Project: the sekc compiler

The sekc project is more than just a compiler. It's a doorway into the vast, dare a say limitless reaches of meta-programming. Why bother writing your program at all, when you can write a program to write your program? But more on that later. The sekc project is Sean Finney and Erik Osheim's semester-long project for CS 75. The end goal of the project as outlined in CS 75 is to implement a more-or-less (more less and less more) fully functional compiler for a given simple LL(1) programming language. The end goal of the sekc project, on the other hand, is to do the same but for any given language.

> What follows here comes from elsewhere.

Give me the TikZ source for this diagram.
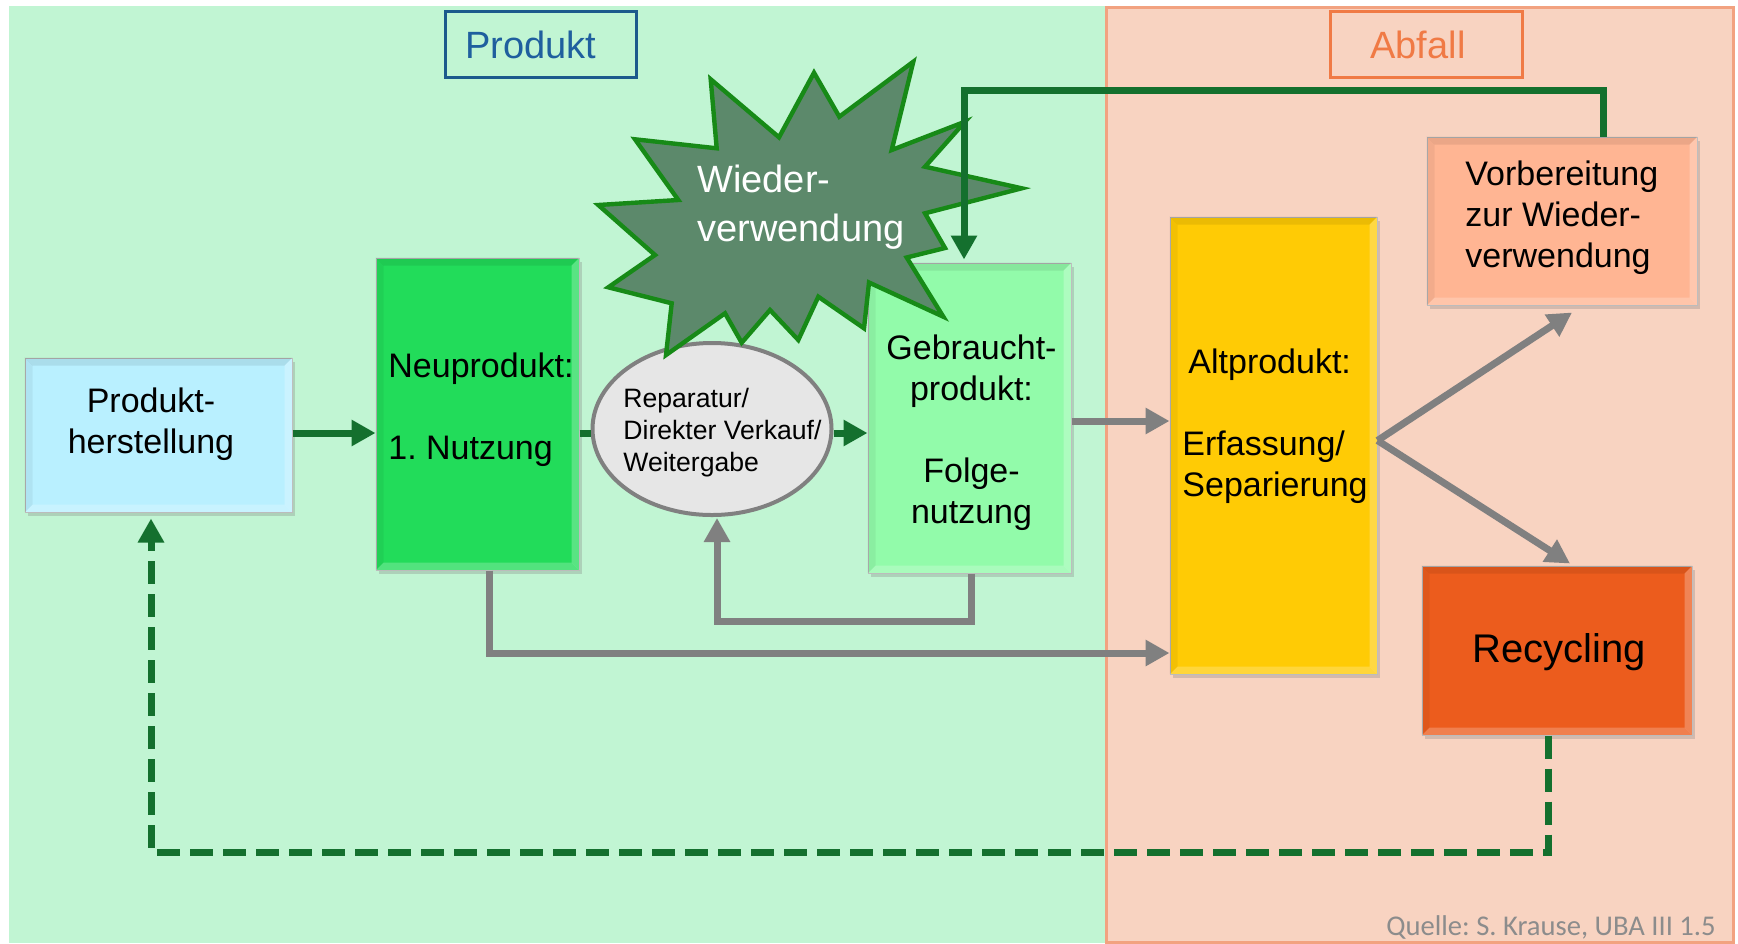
\documentclass[tikz,border=0pt]{standalone}
\usepackage{fontspec}
\setmainfont{Liberation Sans}
\newfontfamily\quellefont{Carlito}
\usetikzlibrary{arrows.meta,shapes.geometric,fit,shadows}
\frenchspacing

\definecolor{bgprod}{HTML}{C1F5D3}
\definecolor{bgwaste}{HTML}{F8D3C1}
\definecolor{bgwasteline}{HTML}{F2A280}
\definecolor{prodblue}{HTML}{1C5A8C}
\definecolor{prodbluetext}{HTML}{1F5F9E}
\definecolor{wasteorange}{HTML}{F07A45}
\definecolor{arrowgreen}{HTML}{14702E}
\definecolor{arrowgrey}{HTML}{808080}
\definecolor{starfill}{HTML}{5C896B}
\definecolor{starline}{HTML}{178A17}
\definecolor{cmanuf}{HTML}{B9F0FF}
\definecolor{cnew}{HTML}{22DC5A}
\definecolor{cused}{HTML}{92FBAA}
\definecolor{cold}{HTML}{FFCB05}
\definecolor{cprep}{HTML}{FFB593}
\definecolor{crecyc}{HTML}{EC5C1D}
\definecolor{crepair}{HTML}{E6E6E6}
\definecolor{quellegrey}{HTML}{8C8C8C}

% bevel bands on the edges of a rectangular node
\newcommand\bevelbands[1]{%
  \fill[black,opacity=.08] (#1.north west) -- (#1.north east) -- ([shift={(-8,8)}]#1.north east) -- ([shift={(8,8)}]#1.north west) -- cycle;
  \fill[white,opacity=.25] (#1.north east) -- (#1.south east) -- ([shift={(-8,-8)}]#1.south east) -- ([shift={(-8,8)}]#1.north east) -- cycle;
  \fill[white,opacity=.22] (#1.south west) -- (#1.south east) -- ([shift={(-8,-8)}]#1.south east) -- ([shift={(8,-8)}]#1.south west) -- cycle;
  \fill[black,opacity=.05] (#1.north west) -- (#1.south west) -- ([shift={(8,-8)}]#1.south west) -- ([shift={(8,8)}]#1.north west) -- cycle;
}

\begin{document}
\begin{tikzpicture}[x=0.5pt,y=-0.5pt,
  box/.style={inner sep=0pt, draw=black!30, line width=0.5pt,
    drop shadow={opacity=.3, shadow xshift=1.5pt, shadow yshift=-2pt}},
  boxtext/.style={inner sep=0pt, font=\fontsize{17}{20.5}\selectfont},
  tag/.style={inner sep=0pt, line width=1.5pt},
  tagtext/.style={inner sep=0pt, font=\fontsize{19}{23}\selectfont},
  gline/.style={draw=arrowgreen, line width=3.5pt},
  garrow/.style={gline, -{Triangle[length=12pt,width=12.5pt]}},
  grarrow/.style={draw=arrowgrey, line width=3.5pt, -{Triangle[length=12pt,width=12.5pt]}},
  dasharrow/.style={garrow, dash pattern=on 11.5pt off 5pt}]

\useasboundingbox (0,0) rectangle (1738,943);
\fill[white] (0,0) rectangle (1738,943);

% two zones: product and waste
\fill[bgprod] (9,6) rectangle (1106,943);
\filldraw[fill=bgwaste, draw=bgwasteline, line width=1.5pt] (1106,7) rectangle (1733,942);

% zone titles
\node[tag, draw=prodblue, fit={(445,11) (636,77)}] (tprod) {};
\node[tagtext, text=prodbluetext] (tprodtxt) at (531,44.5) {Produkt};
\node[tag, draw=wasteorange, fit={(1330,11) (1522,77)}] (twaste) {};
\node[tagtext, text=wasteorange] (twastetxt) at (1418,44.5) {Abfall};

% process boxes
\node[box, fill=cmanuf, fit={(25,358) (292,512)}] (prod) {};
\bevelbands{prod}
\node[box, fill=cnew, fit={(376,258) (579,570)}] (neu) {};
\bevelbands{neu}
\node[box, fill=cused, fit={(868,263) (1071,573)}] (geb) {};
\bevelbands{geb}
\node[box, fill=cold, fit={(1170,217) (1377,674)}] (alt) {};
\bevelbands{alt}
\node[box, fill=cprep, fit={(1427,137) (1697,305)}] (vor) {};
\bevelbands{vor}
\node[box, fill=crecyc, fit={(1422,566) (1692,735)}] (rec) {};
\bevelbands{rec}
\node[ellipse, draw=arrowgrey, line width=2pt, fill=crepair,
      minimum width=119.5pt, minimum height=86pt, inner sep=0pt] (ell) at (712,429) {};

% box texts
\node[boxtext, align=center] (prodtxt) at (151,424) {Produkt-\\herstellung};
\node[boxtext, align=left, anchor=west] (neutxt) at (388,409.5) {Neuprodukt:\\[20.5pt]1. Nutzung};
\node[inner sep=0pt, font=\fontsize{13.3}{16}\selectfont, align=left, anchor=west] (elltxt)
     at (623,433) {Reparatur/\\Direkter Verkauf/\\Weitergabe};
\node[boxtext, align=center] (gebtxt) at (971.5,433) {Gebraucht-\\produkt:\\[20.5pt]Folge-\\nutzung};
\node[boxtext, align=left, anchor=west] (alttxt) at (1182,426) {\hspace*{3pt}Altprodukt:\\[20.5pt]Erfassung/\\Separierung};
\node[boxtext, align=left, anchor=west] (vortxt) at (1465,217.5) {Vorbereitung\\zur Wieder-\\verwendung};
\node[inner sep=0pt, font=\fontsize{20}{24}\selectfont] (rectxt) at (1559,652) {Recycling};

% reuse starburst
\filldraw[fill=starfill, draw=starline, line width=2.2pt, line join=miter]
  (814,72.7) -- (839.3,116.7) -- (913.3,61.7) -- (891.7,150) -- (965,121.7)
  -- (925,166.7) -- (1021.7,188.3) -- (925,213.3) -- (945,248) -- (906.7,257.5)
  -- (943.3,316.7) -- (869,282.5) -- (864,328.3) -- (818.3,296.7) -- (798.3,340)
  -- (770,310) -- (741.7,342.7) -- (725,313.3) -- (666,355) -- (671.7,303.3)
  -- (608.3,287.3) -- (655,255) -- (598.3,205) -- (678.3,200) -- (635,139.3)
  -- (716.7,148.3) -- (710.7,79.3) -- (779,137.3) -- cycle;
\node[inner sep=0pt, font=\fontsize{19}{24.5}\selectfont, text=white, align=left, anchor=west]
  (startxt) at (697,207.5) {Wieder-\\verwendung};

% helper rows for horizontal connectors
\coordinate (row) at (0,433);
\coordinate (rowb) at (0,421);
\coordinate (rowc) at (0,653);
\coordinate (rowd) at (0,621);
\coordinate (rowtop) at (0,90);
\coordinate (rowbot) at (0,852);

% connector end points on the boxes
\coordinate (gebout) at ([shift={(1.5,0)}]geb.south);
\coordinate (ellin) at ([shift={(5,1)}]ell.south);
\coordinate (neuout) at ([shift={(12,0)}]neu.south);
\coordinate (altout) at ([shift={(0,-5)}]alt.east);
\coordinate (vorin) at ([shift={(10,7)}]vor.south);
\coordinate (recin) at ([shift={(13,-2)}]rec.north);
\coordinate (vorout) at ([shift={(41,0)}]vor.north);
\coordinate (gebin) at ([shift={(-5.5,-3)}]geb.north);
\coordinate (recout) at ([shift={(-9,0)}]rec.south);
\coordinate (prodin) at ([shift={(-7.5,6)}]prod.south);

% product flow
\draw[garrow] (prod.east |- row) -- (neu.west |- row);
\draw[gline] (neu.east |- row) -- (ell.west |- row);
\draw[garrow] (ell.east |- row) -- (geb.west |- row);

% flows into waste
\draw[grarrow] (geb.east |- rowb) -- (alt.west |- rowb);
\draw[grarrow] (gebout) -- (gebout |- rowd) -- (ellin |- rowd) -- (ellin);
\draw[grarrow] (neuout) -- (neuout |- rowc) -- (alt.west |- rowc);
\draw[grarrow] (altout) -- (vorin);
\draw[grarrow] (altout) -- (recin);

% preparation for reuse back to used product
\draw[garrow] (vorout) -- (vorout |- rowtop) -- (gebin |- rowtop) -- (gebin);

% recycling back to production
\draw[dasharrow] (recout) -- (recout |- rowbot) -- (prodin |- rowbot) -- (prodin);

% source
\node[inner sep=0pt, font=\quellefont\fontsize{14.3}{17}\selectfont, text=quellegrey, anchor=base east]
  (src) at (1716,935) {Quelle: S. Krause, UBA III 1.5};
\end{tikzpicture}
\end{document}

Check-in 1: the lexical analyzer

the lexical analyzer is the module of the compiler that reads an input file (containing the programmer's source code) and translates what it reads in into a series of meaningful tokens, which can then be parsed later on by the next stage of the compilation process.

before we could begin coding, we needed a Deterministic Finite Automaton (DFA), which is the most straightforward method to translate a tokenizing process for a language from a conceptual level to something that can be easily, reliably, and efficiently coded. This is where the seeds of meta-programming were sowed in our heads. The method for constructing a DFA is itself a straightforward algorithm, which too, can be easily (haha) implemented in C-code. But at the time we hadn't fully grasped this concept, and did this by hand like everyone else.

before we could make a DFA, we needed a Non-deterministic Finite Automaton (NFA). here's what we made, following the algorithm we learned in class word-for-word, no shortcuts taken:

[our non-deterministic finite automaton]

and then, following the epsilon closure algorithm (again, about as strictly as possible) we came up with the resulting DFA:

[our deterministic finite automaton]

check-in 2: the parser

next we took tia's grammar, and did all kinds of horrible things to it like removing left factoring and lurking left recursion, amoung other things. Again, we realized that this wouldn't necesarily have to be done by hand, if we could come up with a way to write a program to do it. So, Erik took it upon himself to write up a small java program to take in a plaintext file specifying the grammar in a simple and straightforward format, and would do everything necessary to determine and output the grammar in an LL(1) form.

now we have a parsing transition table based on the language, and from that we wrote a top-down parser.